Do You Know How To Take The Subway Like A Real New Yorker?
I do— like a pro. Take the Buzzfeed quiz to find out if you do too!
I’ve never actually lived in New York City, but I grew up within a 50-mile radius my entire life before I moved out to California for college, so it is still THE definition of a city to me. Which is probably why I still ride public transportation like someone who has lived and/or worked in NYC— no talking, no food, no nothing. Just sit quietly— read a book/the paper, listen to music (note: only the person wearing the headphones should be able to hear what’s playing), stare out blankly in front of you (but definitely not at someone), whatever— and then get off when it’s your stop (no pushing— they will push back). Easy peasy.
Of course, easier said than done, especially after my latest adventures on San Francisco Bay Area public transportation (a lengthy post for another day).

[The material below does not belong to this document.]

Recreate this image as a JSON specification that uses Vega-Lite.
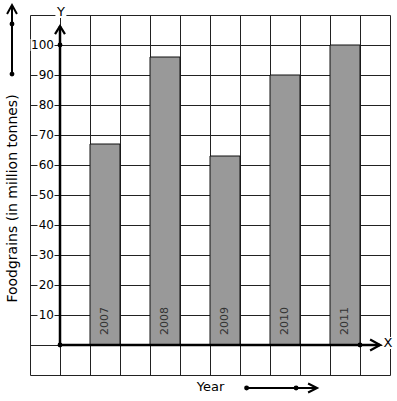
{
  "$schema": "https://vega.github.io/schema/vega-lite/v6.json",
  "width": 360,
  "height": 360,
  "autosize": {"type": "none"},
  "padding": {"left": 30, "top": 15, "right": 7, "bottom": 26},
  "background": "white",
  "config": {"view": {"stroke": null}, "font": "DejaVu Sans", "scale": {"continuousPadding": 0}},
  "data": {"values": [{}]},
  "datasets": {
    "foodgrains": [
      {"year": "2007", "slot": 1.5, "value": 67},
      {"year": "2008", "slot": 3.5, "value": 96},
      {"year": "2009", "slot": 5.5, "value": 63},
      {"year": "2010", "slot": 7.5, "value": 90},
      {"year": "2011", "slot": 9.5, "value": 100}
    ],
    "yticks": [
      {"v": 10}, {"v": 20}, {"v": 30}, {"v": 40}, {"v": 50},
      {"v": 60}, {"v": 70}, {"v": 80}, {"v": 90}, {"v": 100}
    ]
  },
  "layer": [
    {
      "data": {"name": "foodgrains"},
      "mark": {"type": "bar", "width": 30, "fill": "#999999", "stroke": "#111111", "strokeWidth": 1},
      "encoding": {
        "x": {
          "field": "slot", "type": "quantitative",
          "scale": {"domain": [-1, 11], "nice": false, "zero": false, "padding": 0},
          "axis": {
            "values": [-1, 0, 1, 2, 3, 4, 5, 6, 7, 8, 9, 10, 11],
            "tickCount": 13,
            "grid": true, "gridColor": "#222222", "gridWidth": 1, "gridOpacity": 1,
            "domain": false, "ticks": false, "labels": false,
            "title": "Year", "titleFont": "DejaVu Sans", "titleFontSize": 13, "titleFontWeight": "normal",
            "titleColor": "#000000", "titleX": 180, "titleY": 11, "titleBaseline": "middle", "titleAlign": "center"
          }
        },
        "y": {
          "field": "value", "type": "quantitative",
          "scale": {"domain": [-10, 110], "nice": false, "zero": false, "padding": 0},
          "axis": {
            "values": [-10, 0, 10, 20, 30, 40, 50, 60, 70, 80, 90, 100, 110],
            "tickCount": 13,
            "grid": true, "gridColor": "#222222", "gridWidth": 1, "gridOpacity": 1,
            "domain": false, "ticks": false, "labels": false,
            "title": "Foodgrains (in million tonnes)", "titleFont": "DejaVu Sans", "titleFontSize": 14, "titleFontWeight": "normal",
            "titleColor": "#000000", "titleX": -18, "titleY": 183, "titleAngle": 270, "titleBaseline": "middle", "titleAlign": "center"
          }
        },
        "y2": {"datum": 0}
      }
    },
    {
      "data": {"name": "foodgrains"},
      "mark": {"type": "text", "angle": 270, "align": "left", "baseline": "middle", "fontSize": 11, "color": "#333333", "font": "DejaVu Sans"},
      "encoding": {
        "x": {"field": "slot", "type": "quantitative"},
        "y": {"datum": 3.3},
        "text": {"field": "year"}
      }
    },
    {
      "mark": {"type": "rule", "stroke": "#000000", "strokeWidth": 2.5},
      "encoding": {"x": {"datum": 0}, "y": {"datum": 0}, "y2": {"datum": 106.3}}
    },
    {
      "mark": {"type": "rule", "stroke": "#000000", "strokeWidth": 2.5},
      "encoding": {"x": {"datum": 0}, "x2": {"datum": 10.67}, "y": {"datum": 0}}
    },
    {
      "mark": {"type": "rule", "stroke": "#000000", "strokeWidth": 2},
      "encoding": {"x": {"datum": -1.6}, "y": {"datum": 90.3}, "y2": {"datum": 113.3}}
    },
    {
      "mark": {"type": "rule", "stroke": "#000000", "strokeWidth": 2},
      "encoding": {"x": {"datum": 6.22}, "x2": {"datum": 8.57}, "y": {"datum": -14.33}}
    },
    {
      "mark": {"type": "point", "shape": "M-0.62,1L0,0L0.62,1", "size": 256, "filled": false, "stroke": "#000000", "strokeWidth": 2.2, "opacity": 1},
      "encoding": {"x": {"datum": 0}, "y": {"datum": 106.3}}
    },
    {
      "mark": {"type": "point", "shape": "M-1,-0.55L0,0L-1,0.55", "size": 400, "filled": false, "stroke": "#000000", "strokeWidth": 2.2, "opacity": 1},
      "encoding": {"x": {"datum": 10.67}, "y": {"datum": 0}}
    },
    {
      "mark": {"type": "point", "shape": "M-0.55,1L0,0L0.55,1", "size": 324, "filled": false, "stroke": "#000000", "strokeWidth": 2, "opacity": 1},
      "encoding": {"x": {"datum": -1.6}, "y": {"datum": 113.3}}
    },
    {
      "mark": {"type": "point", "shape": "M-1,-0.5L0,0L-1,0.5", "size": 324, "filled": false, "stroke": "#000000", "strokeWidth": 2, "opacity": 1},
      "encoding": {"x": {"datum": 8.57}, "y": {"datum": -14.33}}
    },
    {
      "mark": {"type": "point", "shape": "circle", "size": 24, "filled": true, "color": "#000000", "opacity": 1},
      "encoding": {"x": {"datum": 0}, "y": {"datum": 0}}
    },
    {
      "mark": {"type": "point", "shape": "circle", "size": 24, "filled": true, "color": "#000000", "opacity": 1},
      "encoding": {"x": {"datum": 0}, "y": {"datum": 100}}
    },
    {
      "mark": {"type": "point", "shape": "circle", "size": 24, "filled": true, "color": "#000000", "opacity": 1},
      "encoding": {"x": {"datum": 10}, "y": {"datum": 0}}
    },
    {
      "mark": {"type": "point", "shape": "circle", "size": 24, "filled": true, "color": "#000000", "opacity": 1},
      "encoding": {"x": {"datum": -1.6}, "y": {"datum": 107}}
    },
    {
      "mark": {"type": "point", "shape": "circle", "size": 24, "filled": true, "color": "#000000", "opacity": 1},
      "encoding": {"x": {"datum": -1.6}, "y": {"datum": 90.3}}
    },
    {
      "mark": {"type": "point", "shape": "circle", "size": 24, "filled": true, "color": "#000000", "opacity": 1},
      "encoding": {"x": {"datum": 6.22}, "y": {"datum": -14.33}}
    },
    {
      "mark": {"type": "point", "shape": "circle", "size": 24, "filled": true, "color": "#000000", "opacity": 1},
      "encoding": {"x": {"datum": 7.87}, "y": {"datum": -14.33}}
    },
    {
      "data": {"name": "yticks"},
      "transform": [{"filter": "datum.v < 100"}],
      "mark": {"type": "tick", "orient": "horizontal", "size": 17, "thickness": 12, "color": "#ffffff", "opacity": 1},
      "encoding": {"x": {"datum": -0.467}, "y": {"field": "v", "type": "quantitative"}}
    },
    {
      "data": {"name": "yticks"},
      "transform": [{"filter": "datum.v >= 100"}],
      "mark": {"type": "tick", "orient": "horizontal", "size": 24, "thickness": 12, "color": "#ffffff", "opacity": 1},
      "encoding": {"x": {"datum": -0.583}, "y": {"field": "v", "type": "quantitative"}}
    },
    {
      "mark": {"type": "tick", "orient": "horizontal", "size": 11, "thickness": 12, "color": "#ffffff", "opacity": 1},
      "encoding": {"x": {"datum": 0.03}, "y": {"datum": 111}}
    },
    {
      "mark": {"type": "tick", "orient": "horizontal", "size": 11, "thickness": 12, "color": "#ffffff", "opacity": 1},
      "encoding": {"x": {"datum": 10.93}, "y": {"datum": 0.67}}
    },
    {
      "data": {"name": "yticks"},
      "mark": {"type": "text", "align": "right", "baseline": "middle", "fontSize": 12, "color": "#000000", "font": "DejaVu Sans"},
      "encoding": {
        "x": {"datum": -0.2},
        "y": {"field": "v", "type": "quantitative"},
        "text": {"field": "v", "type": "quantitative"}
      }
    },
    {
      "mark": {"type": "text", "align": "center", "baseline": "middle", "fontSize": 13, "color": "#000000", "font": "DejaVu Sans", "text": "Y"},
      "encoding": {"x": {"datum": 0.03}, "y": {"datum": 111}}
    },
    {
      "mark": {"type": "text", "align": "center", "baseline": "middle", "fontSize": 13, "color": "#000000", "font": "DejaVu Sans", "text": "X"},
      "encoding": {"x": {"datum": 10.93}, "y": {"datum": 0.67}}
    }
  ]
}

Oh, and note: while sleeping might sound like a good idea, especially on those long, early morning commutes, unless you’re riding with someone who will watch your back— literally— I strongly recommend against it. I can never sleep in public anyway (probably for the reason I’m about to mention), but the funny thing is that in NY, it’s because someone might “mess with your person” (steal your stuff, grope you, whatever). But in San Francisco, it’s more because you really don’t want to miss your stop, especially on CalTrain. In NY, it might take you a little longer to get home, but for the most part, you can just jump on another train. In the SF Bay Area though, with multiple public transportation systems that don’t easily connect to each other and run on a schedule New Yorkers would find insufficient even for the holidays, you could end up in San Francisco or Gilroy either waiting an hour for a train you hope stops at your station (especially if you parked your car there) or finding a place to crash for the night until you can basically just start over the next day (unless you have a friend like me who will drive you home to Walnut Creek “on the way home” to the peninsula at one o’clock in the morning).